▶ Your goal
Every line that contains the word "this" should be copied out.

▶ Material for the task
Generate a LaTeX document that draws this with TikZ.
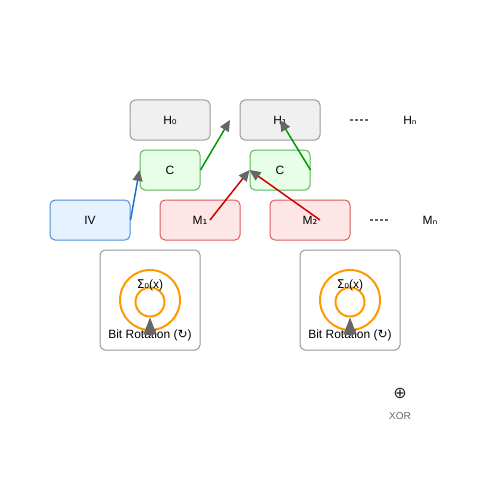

---

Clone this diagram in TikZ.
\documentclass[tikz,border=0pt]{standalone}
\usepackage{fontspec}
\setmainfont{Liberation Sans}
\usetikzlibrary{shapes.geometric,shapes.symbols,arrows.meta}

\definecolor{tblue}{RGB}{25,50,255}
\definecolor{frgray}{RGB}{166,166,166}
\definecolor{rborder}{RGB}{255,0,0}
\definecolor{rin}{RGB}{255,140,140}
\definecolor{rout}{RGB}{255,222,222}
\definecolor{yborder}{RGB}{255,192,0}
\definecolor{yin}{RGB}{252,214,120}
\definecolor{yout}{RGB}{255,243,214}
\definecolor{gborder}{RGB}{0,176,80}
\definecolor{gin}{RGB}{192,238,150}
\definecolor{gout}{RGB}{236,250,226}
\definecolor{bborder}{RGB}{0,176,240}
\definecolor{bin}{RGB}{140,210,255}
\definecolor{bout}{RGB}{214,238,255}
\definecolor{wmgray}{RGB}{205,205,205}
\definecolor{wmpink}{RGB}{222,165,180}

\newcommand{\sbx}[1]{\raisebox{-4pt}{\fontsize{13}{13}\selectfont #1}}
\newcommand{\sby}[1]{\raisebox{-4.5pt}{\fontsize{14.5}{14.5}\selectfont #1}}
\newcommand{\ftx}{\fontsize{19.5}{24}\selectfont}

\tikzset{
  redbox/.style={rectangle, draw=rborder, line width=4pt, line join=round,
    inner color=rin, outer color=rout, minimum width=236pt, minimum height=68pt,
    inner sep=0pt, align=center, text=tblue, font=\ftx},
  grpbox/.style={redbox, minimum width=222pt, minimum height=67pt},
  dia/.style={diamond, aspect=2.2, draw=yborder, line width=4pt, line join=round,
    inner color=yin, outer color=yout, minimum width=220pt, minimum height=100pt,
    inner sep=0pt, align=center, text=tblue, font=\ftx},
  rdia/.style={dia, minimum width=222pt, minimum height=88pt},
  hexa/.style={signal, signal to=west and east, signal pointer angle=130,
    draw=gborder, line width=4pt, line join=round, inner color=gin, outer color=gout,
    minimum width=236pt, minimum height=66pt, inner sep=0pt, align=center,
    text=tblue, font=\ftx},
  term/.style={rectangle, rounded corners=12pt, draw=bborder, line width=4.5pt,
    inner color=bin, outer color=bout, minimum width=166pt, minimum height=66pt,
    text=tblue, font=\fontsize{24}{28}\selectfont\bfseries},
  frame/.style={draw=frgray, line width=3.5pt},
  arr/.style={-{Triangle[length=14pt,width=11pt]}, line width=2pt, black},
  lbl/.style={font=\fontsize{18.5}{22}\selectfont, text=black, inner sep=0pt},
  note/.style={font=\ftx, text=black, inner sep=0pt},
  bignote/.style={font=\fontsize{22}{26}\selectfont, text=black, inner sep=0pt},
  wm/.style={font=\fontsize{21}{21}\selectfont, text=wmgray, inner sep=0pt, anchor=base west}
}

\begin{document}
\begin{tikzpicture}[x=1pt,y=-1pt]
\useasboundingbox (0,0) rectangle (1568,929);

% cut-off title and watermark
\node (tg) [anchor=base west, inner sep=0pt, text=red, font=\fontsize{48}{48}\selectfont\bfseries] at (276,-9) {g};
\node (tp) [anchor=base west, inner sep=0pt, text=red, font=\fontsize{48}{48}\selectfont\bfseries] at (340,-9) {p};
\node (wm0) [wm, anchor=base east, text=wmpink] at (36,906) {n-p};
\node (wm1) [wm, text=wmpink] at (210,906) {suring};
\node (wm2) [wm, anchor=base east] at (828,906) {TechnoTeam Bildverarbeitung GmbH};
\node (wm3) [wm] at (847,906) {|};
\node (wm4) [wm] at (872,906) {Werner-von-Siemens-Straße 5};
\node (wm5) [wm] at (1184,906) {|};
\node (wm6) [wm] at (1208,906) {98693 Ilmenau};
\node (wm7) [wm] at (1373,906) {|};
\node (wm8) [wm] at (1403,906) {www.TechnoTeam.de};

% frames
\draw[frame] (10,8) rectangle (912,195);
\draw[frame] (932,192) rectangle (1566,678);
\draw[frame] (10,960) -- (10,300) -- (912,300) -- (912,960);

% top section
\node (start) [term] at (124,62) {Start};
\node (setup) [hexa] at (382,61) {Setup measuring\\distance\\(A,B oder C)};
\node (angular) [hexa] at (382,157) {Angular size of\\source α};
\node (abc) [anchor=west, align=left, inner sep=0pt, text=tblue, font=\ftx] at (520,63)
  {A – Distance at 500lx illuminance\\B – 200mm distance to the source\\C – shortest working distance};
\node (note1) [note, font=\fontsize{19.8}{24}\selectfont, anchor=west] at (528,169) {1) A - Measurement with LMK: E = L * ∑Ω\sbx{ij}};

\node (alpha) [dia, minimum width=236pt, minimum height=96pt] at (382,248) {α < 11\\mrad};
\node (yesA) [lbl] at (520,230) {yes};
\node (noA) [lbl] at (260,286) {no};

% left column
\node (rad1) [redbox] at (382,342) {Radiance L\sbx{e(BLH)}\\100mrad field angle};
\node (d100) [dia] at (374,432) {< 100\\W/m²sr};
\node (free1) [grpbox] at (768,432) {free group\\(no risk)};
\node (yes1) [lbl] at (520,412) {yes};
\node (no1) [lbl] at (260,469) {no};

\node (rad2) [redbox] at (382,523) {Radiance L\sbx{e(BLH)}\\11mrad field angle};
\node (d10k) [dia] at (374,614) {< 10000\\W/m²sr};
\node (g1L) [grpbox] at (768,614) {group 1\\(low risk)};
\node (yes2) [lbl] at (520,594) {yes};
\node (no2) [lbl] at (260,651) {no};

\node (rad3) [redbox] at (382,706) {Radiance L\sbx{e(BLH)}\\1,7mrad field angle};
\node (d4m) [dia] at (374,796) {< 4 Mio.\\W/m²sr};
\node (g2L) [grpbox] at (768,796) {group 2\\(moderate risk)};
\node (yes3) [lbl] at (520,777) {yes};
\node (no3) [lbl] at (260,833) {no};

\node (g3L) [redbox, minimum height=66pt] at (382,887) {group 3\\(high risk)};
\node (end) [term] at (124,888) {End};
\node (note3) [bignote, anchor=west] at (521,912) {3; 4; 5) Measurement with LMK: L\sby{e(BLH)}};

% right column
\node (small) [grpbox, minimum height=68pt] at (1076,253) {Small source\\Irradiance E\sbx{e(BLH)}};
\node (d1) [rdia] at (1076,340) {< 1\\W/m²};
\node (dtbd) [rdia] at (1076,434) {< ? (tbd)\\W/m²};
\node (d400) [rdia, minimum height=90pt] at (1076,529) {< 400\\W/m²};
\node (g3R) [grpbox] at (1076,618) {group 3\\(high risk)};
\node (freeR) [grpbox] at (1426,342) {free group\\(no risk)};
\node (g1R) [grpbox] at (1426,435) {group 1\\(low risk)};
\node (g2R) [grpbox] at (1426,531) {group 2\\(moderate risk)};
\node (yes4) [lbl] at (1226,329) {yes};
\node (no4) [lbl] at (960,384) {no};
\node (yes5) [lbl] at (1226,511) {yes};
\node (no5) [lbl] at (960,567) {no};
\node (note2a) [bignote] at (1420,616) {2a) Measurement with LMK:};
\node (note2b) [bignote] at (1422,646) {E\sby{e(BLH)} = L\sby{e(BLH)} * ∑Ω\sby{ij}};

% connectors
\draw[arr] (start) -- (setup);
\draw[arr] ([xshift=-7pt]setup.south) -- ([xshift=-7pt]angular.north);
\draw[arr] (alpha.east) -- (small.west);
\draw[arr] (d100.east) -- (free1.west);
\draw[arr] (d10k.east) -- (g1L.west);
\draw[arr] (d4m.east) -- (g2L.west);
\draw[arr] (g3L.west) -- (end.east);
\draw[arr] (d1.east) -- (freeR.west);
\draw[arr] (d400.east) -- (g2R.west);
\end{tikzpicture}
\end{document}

▶ Exercise output
Generate a LaTeX document that draws this with TikZ.
Clone this diagram in TikZ.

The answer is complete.